In the program, "Europe today", which BBC broadcasted on 8/22 in English throughout the world, the editor interviewed Drago Hedl, who was introduced as a former editor of the satirical paper Feral Tribune. On that occasion, Hedl stated that in Croatia, radio and TV were controlled by the state, that there was no freedom of press, with few exceptions, among which Feral Tribune was the most important; he also stated that the continuation of the triumphalism in connection with the success of the operation "Storm" could lead to the oppression of the non-Croatian population, and that even the most important opposition party [HSLS, Croatian Liberals] was forced to applaud the operation "storm" and say that the operation was a "big" victory since otherwise that party would have been proclaimed to be traitorous; finally he claimed that the Croatian government obstructed the return of Serbs to Croatia. BBC considered the interview so interesting that it rebroadcasted the interview the following morning.
I don't intend to say that in Croatia the freedom of media, especially television, is always on the level of the rights proclaimed in the constitution, that the editors and correspondents sometimes don't succumb to the well known self defense mechanism of autocensorship and that the owners of the papers don't try to give the general direction to the editorial policy of their papers, sometimes because of the political poltroonery, but mostly because of their party affiliations. But that is nothing new; this is done in other democratic countries, somewhere with more and somewhere with less success. Just try to publish an anti-Semitic article in Der Spiegel or try to criticize Churchill in Daily Telegraph!
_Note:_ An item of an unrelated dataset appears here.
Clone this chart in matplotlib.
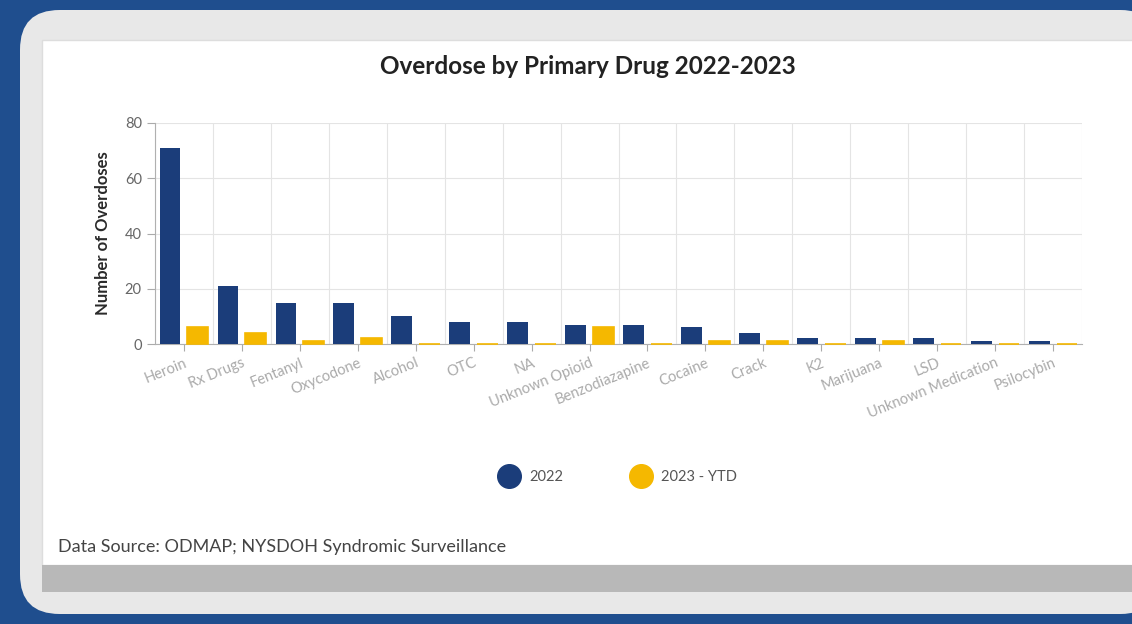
import matplotlib.pyplot as plt
import numpy as np
from matplotlib.lines import Line2D
from matplotlib.patches import FancyBboxPatch, Rectangle

drugs = [
    "Heroin", "Rx Drugs", "Fentanyl", "Oxycodone", "Alcohol", "OTC", "NA",
    "Unknown Opioid", "Benzodiazapine", "Cocaine", "Crack", "K2", "Marijuana",
    "LSD", "Unknown Medication", "Psilocybin",
]
counts_2022 = [71, 21, 15, 15, 10, 8, 8, 7, 7, 6, 4, 2, 2, 2, 1, 1]
counts_2023 = [6, 4, 1, 2, 0, 0, 0, 6, 0, 1, 1, 0, 1, 0, 0, 0]

BLUE = "#1b3d7a"
GOLD = "#f5b800"
W, H = 1132, 624

plt.rcParams["font.family"] = ["Lato", "DejaVu Sans"]

fig = plt.figure(figsize=(W / 100, H / 100), dpi=100)
fig.patch.set_facecolor("#1f4e8e")

# panel background layers (pixel coords -> figure fractions)
def fx(px):
    return px / W

def fy(py):
    return 1 - py / H

fig.patches.append(FancyBboxPatch((fx(20), fy(614)), fx(1160) - fx(20), fy(10) - fy(614),
                                  boxstyle="round,pad=0,rounding_size=0.035",
                                  transform=fig.transFigure, facecolor="#e8e8e8",
                                  edgecolor="none", zorder=-3, mutation_aspect=W / H))
fig.patches.append(Rectangle((fx(42), fy(565)), 1, fy(40) - fy(565),
                             transform=fig.transFigure, facecolor="white",
                             edgecolor="#dddddd", lw=1, zorder=-2))
fig.patches.append(Rectangle((fx(42), fy(592)), 1, fy(565) - fy(592),
                             transform=fig.transFigure, facecolor="#b8b8b8",
                             edgecolor="none", zorder=-2))

ax = fig.add_axes([fx(155), fy(344), fx(1082) - fx(155), fy(123) - fy(344)])
ax.set_facecolor("white")

x = np.arange(len(drugs))
bw = 0.36
ax.bar(x - 0.24, counts_2022, bw, color=BLUE, zorder=3)
ax.bar(x + 0.24, counts_2023, bw, color=GOLD, edgecolor=GOLD, linewidth=1.2, zorder=3,
       clip_on=False)

ax.set_xlim(-0.5, len(drugs) - 0.5)
ax.set_ylim(0, 80)
ax.set_yticks([0, 20, 40, 60, 80])
ax.set_xticks(x)
ax.set_xticklabels(drugs, rotation=22, ha="right", rotation_mode="anchor",
                   color="#8a8a8a", fontsize=10.5)
ax.set_xticks(np.arange(-0.5, len(drugs)), minor=True)
ax.tick_params(axis="x", which="minor", length=0)
ax.grid(True, which="minor", axis="x", color="#e4e4e4", lw=0.8, zorder=0)
ax.grid(True, which="major", axis="y", color="#e4e4e4", lw=0.8, zorder=0)
ax.tick_params(axis="y", colors="#aaaaaa", labelcolor="#666666", labelsize=10.5, length=6)
ax.tick_params(axis="x", colors="#aaaaaa", length=5)

for side in ["top", "right"]:
    ax.spines[side].set_visible(False)
for side in ["left", "bottom"]:
    ax.spines[side].set_color("#b0b0b0")

ax.set_ylabel("Number of Overdoses", fontsize=12, fontweight="bold", color="#2a2a2a", labelpad=10)

fig.text(fx(588), fy(66), "Overdose by Primary Drug 2022-2023", ha="center", va="center",
         fontsize=17.5, fontweight="bold", color="#222222")

handles = [
    Line2D([], [], marker="o", ls="none", markersize=17, color=BLUE, label="2022"),
    Line2D([], [], marker="o", ls="none", markersize=17, color=GOLD, label="2023 - YTD"),
]
fig.legend(handles=handles, loc="center", bbox_to_anchor=(fx(616), fy(477)), ncol=2,
           frameon=False, fontsize=10.5, columnspacing=4.3, handletextpad=0.4,
           labelcolor="#555555")

fig.text(fx(58), fy(547), "Data Source: ODMAP; NYSDOH Syndromic Surveillance", ha="left",
         va="center", fontsize=13, color="#444444")

fig.savefig("out.png", dpi=100, facecolor=fig.get_facecolor())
How can our young student from Berlin and other foreign readers know that a good part of slanderers of everything Croatian abroad are former udbasi [UDBA, Yugoslav counterintelligence service], yugomaniacs, people who spied on their colleagues, communist politician's lackeys, salon callporters of "humanist marxism" who, because of their political "shouting" led comfortable lives and traveled on state expense to congresses and summer schools, great committee inquisitors, bull terriers and a few members of the former regime scum?
The majority of those simply cannot stand anything Croatian, so that even a mention of a word Croat gives them hepatitis. They don't care that Croatia was during both Yugoslavias [royalist Yugoslavia, 1918-1941, and Communist Yugoslavia, 1945-1990], according to Krleza [Miroslav Krleza, greatest contemporary Croatian writer], "an annexed western province, object and a sphere of interest of Serbian business" ["prisajedinjena precanska provincija, objekt i interesna sfera carsije"]. It never occured to these todays lyricists of Tito's Yugoslavia, to raise their voice in defense of human rights of those who couldn't perform any more important state function, from a judge to a paper editor and even a president of a hunting society, only because they attended church. Not knowing these personal data, foreigners, obviously cannot distinguish between envious hissings of these spiritual monsters who in the former regime lived of the blood taxes of the second rate citizens and acquired jobs and positions of power by denouncing their more honest and qualified colleagues, and justified criticism by those whose lives during the communist regime were a reprimand to the authorities and who continue today to point out that the change of the state coat of arms doesn't automatically change people.
It is time to give this task to capable and honorable people, who, thank God, can be found among Croats, both in Croatia and abroad, instead of giving it to the incapable political servants without knowledge.